[Collected material]

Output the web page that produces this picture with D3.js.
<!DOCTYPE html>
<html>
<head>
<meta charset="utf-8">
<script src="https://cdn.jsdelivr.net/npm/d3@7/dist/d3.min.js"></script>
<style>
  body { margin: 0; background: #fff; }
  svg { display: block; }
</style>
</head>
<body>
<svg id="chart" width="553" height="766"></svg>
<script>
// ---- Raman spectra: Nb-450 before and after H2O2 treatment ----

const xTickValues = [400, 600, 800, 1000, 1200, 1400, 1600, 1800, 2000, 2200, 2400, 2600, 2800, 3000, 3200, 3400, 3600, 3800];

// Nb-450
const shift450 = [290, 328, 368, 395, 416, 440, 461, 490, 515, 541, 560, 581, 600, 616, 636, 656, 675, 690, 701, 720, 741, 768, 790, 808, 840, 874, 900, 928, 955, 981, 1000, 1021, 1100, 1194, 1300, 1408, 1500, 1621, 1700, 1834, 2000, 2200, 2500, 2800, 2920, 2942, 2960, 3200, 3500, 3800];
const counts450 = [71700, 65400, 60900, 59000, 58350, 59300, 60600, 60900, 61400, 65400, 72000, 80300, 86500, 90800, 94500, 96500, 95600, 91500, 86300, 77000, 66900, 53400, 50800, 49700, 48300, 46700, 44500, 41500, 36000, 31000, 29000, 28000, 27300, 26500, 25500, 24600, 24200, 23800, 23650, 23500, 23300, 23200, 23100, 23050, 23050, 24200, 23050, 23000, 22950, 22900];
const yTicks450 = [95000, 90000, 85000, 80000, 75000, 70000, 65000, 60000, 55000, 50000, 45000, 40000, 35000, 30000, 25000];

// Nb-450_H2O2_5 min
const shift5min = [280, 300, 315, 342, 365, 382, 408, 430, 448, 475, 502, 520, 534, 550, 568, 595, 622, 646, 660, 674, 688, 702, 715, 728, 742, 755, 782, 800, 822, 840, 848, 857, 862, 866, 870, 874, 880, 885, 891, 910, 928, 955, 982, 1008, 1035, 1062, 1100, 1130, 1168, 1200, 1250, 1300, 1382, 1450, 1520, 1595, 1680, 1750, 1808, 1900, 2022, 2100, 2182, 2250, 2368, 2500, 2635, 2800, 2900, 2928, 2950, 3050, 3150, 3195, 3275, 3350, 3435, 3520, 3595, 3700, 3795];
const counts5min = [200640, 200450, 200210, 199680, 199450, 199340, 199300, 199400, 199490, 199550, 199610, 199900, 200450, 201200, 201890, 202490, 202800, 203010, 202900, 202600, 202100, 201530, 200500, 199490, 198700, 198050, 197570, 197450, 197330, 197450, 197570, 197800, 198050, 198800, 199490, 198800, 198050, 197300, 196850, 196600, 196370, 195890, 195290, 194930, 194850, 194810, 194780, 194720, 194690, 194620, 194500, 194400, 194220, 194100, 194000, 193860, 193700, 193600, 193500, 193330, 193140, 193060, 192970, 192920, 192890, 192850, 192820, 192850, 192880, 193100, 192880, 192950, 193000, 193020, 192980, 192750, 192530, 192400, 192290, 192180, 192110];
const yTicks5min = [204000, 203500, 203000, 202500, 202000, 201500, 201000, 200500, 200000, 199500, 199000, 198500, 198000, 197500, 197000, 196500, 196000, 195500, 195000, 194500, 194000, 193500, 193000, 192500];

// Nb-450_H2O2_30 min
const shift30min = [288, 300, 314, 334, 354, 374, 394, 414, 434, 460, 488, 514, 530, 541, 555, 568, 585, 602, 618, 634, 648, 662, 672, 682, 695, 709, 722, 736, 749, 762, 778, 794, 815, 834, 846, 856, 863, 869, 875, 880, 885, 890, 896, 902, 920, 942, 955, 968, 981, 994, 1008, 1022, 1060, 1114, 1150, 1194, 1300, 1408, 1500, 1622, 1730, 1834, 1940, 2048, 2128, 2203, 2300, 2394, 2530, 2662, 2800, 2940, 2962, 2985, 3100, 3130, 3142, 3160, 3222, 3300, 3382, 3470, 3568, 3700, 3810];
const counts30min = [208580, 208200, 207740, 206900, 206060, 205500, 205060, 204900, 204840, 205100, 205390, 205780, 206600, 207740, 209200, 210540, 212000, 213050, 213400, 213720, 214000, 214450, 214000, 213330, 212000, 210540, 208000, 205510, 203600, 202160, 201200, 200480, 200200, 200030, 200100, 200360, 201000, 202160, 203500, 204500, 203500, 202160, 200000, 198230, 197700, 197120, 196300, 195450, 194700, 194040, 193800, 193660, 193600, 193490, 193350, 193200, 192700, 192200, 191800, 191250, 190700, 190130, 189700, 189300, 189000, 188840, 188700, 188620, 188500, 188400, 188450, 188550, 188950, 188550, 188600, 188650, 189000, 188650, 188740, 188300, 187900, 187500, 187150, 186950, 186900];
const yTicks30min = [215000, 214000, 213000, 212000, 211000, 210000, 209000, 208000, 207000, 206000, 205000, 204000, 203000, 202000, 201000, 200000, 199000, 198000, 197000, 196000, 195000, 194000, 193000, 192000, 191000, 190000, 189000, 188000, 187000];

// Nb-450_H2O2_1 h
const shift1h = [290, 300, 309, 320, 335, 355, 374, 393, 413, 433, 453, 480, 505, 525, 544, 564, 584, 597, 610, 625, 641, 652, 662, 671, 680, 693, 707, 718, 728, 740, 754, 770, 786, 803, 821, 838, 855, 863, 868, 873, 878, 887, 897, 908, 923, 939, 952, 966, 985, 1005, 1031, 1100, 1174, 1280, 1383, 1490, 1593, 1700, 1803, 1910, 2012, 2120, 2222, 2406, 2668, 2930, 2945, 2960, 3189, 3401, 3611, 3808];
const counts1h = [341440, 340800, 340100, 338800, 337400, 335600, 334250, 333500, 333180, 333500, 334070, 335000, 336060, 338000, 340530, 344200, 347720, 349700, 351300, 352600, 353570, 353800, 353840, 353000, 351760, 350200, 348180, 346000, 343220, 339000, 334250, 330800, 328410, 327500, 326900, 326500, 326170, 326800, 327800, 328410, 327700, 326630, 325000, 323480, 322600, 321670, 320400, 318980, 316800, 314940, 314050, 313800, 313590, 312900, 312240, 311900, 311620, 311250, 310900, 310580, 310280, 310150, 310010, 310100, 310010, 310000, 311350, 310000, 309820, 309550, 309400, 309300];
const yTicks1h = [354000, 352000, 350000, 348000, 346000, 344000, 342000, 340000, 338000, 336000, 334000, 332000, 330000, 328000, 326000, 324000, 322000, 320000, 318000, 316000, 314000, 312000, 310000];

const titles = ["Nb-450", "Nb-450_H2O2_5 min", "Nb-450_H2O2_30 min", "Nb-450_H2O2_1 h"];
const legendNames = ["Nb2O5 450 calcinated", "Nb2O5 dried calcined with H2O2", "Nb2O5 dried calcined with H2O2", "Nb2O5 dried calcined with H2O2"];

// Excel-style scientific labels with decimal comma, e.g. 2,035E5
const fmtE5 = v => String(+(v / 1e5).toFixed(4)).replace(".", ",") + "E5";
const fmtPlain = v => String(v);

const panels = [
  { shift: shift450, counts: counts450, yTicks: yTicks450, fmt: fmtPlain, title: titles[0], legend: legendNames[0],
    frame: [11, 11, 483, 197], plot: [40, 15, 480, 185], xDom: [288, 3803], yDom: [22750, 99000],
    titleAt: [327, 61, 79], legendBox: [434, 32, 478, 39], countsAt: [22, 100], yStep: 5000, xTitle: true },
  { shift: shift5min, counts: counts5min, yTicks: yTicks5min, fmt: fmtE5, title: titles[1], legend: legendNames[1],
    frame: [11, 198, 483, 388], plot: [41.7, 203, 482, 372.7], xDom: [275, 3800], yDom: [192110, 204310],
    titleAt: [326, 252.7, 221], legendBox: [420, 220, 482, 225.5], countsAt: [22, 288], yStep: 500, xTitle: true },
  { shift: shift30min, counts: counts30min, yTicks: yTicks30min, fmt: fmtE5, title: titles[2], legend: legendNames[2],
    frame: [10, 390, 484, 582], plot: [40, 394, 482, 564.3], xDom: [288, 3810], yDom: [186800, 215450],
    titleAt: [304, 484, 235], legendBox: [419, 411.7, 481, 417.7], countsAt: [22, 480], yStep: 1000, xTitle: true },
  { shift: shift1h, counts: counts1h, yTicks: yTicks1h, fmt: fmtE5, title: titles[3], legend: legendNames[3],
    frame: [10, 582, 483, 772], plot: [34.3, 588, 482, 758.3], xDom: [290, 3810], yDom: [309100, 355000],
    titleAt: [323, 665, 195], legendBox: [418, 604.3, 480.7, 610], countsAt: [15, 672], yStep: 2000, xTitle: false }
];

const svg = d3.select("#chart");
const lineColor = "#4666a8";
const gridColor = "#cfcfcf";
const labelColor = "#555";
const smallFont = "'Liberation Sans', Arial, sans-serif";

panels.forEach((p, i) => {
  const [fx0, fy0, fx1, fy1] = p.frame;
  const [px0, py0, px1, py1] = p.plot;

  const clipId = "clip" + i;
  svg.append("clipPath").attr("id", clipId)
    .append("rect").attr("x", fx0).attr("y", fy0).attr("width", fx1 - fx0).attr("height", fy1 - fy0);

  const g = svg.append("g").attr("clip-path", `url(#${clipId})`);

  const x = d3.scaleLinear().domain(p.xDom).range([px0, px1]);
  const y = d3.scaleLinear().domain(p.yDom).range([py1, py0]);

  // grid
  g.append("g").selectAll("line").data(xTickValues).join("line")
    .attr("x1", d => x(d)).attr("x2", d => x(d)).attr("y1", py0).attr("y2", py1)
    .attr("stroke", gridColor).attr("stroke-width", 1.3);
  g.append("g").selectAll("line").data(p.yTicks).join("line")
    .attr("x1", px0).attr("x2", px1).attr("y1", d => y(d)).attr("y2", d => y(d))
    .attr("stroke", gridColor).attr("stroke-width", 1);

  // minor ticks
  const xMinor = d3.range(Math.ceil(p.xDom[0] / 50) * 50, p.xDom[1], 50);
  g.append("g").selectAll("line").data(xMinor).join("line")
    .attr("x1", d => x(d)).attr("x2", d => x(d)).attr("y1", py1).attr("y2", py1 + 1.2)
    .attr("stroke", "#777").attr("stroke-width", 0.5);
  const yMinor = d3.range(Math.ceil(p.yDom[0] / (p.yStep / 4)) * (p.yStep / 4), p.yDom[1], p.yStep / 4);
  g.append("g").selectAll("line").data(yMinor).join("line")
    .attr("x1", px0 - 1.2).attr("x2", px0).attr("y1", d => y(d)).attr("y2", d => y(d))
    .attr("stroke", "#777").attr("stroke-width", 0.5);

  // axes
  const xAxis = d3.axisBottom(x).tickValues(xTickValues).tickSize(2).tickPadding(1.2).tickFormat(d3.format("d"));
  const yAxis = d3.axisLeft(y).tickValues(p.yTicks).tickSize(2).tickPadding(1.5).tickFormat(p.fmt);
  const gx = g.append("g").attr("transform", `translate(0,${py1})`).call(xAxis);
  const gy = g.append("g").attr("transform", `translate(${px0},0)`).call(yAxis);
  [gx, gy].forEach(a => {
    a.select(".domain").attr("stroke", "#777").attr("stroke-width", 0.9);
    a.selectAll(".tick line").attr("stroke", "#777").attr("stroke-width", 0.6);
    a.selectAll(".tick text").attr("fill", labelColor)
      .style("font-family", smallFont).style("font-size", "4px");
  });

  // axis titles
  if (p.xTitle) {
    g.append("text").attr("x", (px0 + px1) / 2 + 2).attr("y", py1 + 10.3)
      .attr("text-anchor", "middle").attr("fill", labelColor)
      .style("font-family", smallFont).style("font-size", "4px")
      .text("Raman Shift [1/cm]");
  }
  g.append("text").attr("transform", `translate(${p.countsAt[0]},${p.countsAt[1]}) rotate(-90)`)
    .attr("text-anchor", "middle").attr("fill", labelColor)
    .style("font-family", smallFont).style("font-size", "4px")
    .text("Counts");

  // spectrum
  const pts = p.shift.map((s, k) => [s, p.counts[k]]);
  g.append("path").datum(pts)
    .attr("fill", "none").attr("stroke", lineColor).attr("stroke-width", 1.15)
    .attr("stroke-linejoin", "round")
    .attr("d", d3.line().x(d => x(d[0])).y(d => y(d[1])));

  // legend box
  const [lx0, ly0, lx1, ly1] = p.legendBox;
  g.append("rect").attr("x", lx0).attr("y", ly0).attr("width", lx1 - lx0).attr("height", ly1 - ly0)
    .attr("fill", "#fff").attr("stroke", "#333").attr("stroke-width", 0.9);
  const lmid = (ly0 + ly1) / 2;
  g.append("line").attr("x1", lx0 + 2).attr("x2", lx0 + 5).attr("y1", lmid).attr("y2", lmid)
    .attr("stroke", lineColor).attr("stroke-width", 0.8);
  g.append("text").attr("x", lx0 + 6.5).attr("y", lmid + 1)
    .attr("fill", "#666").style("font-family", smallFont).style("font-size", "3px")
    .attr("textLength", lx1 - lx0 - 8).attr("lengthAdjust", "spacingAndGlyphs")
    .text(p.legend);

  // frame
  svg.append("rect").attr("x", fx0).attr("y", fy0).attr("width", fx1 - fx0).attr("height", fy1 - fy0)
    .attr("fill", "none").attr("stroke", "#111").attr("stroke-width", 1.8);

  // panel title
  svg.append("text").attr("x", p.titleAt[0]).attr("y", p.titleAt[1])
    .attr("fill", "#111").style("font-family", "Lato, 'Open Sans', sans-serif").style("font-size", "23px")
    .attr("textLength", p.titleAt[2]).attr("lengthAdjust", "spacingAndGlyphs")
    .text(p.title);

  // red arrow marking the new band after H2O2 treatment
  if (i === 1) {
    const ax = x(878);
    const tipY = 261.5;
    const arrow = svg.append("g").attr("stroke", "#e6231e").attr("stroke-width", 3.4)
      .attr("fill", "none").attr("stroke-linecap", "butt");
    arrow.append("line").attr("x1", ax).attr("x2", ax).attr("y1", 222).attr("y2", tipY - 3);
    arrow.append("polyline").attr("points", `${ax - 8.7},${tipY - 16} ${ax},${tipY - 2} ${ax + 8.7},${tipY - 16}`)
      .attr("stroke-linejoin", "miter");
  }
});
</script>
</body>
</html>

[Task statement] Return only the lines spanning from the first line of the material through the line with "Raman spectra: Nb-450", copied exactly, both ends kept.

[Result for this exercise]
Output the web page that produces this picture with D3.js.
<!DOCTYPE html>
<html>
<head>
<meta charset="utf-8">
<script src="https://cdn.jsdelivr.net/npm/d3@7/dist/d3.min.js"></script>
<style>
  body { margin: 0; background: #fff; }
  svg { display: block; }
</style>
</head>
<body>
<svg id="chart" width="553" height="766"></svg>
<script>
// ---- Raman spectra: Nb-450 before and after H2O2 treatment ----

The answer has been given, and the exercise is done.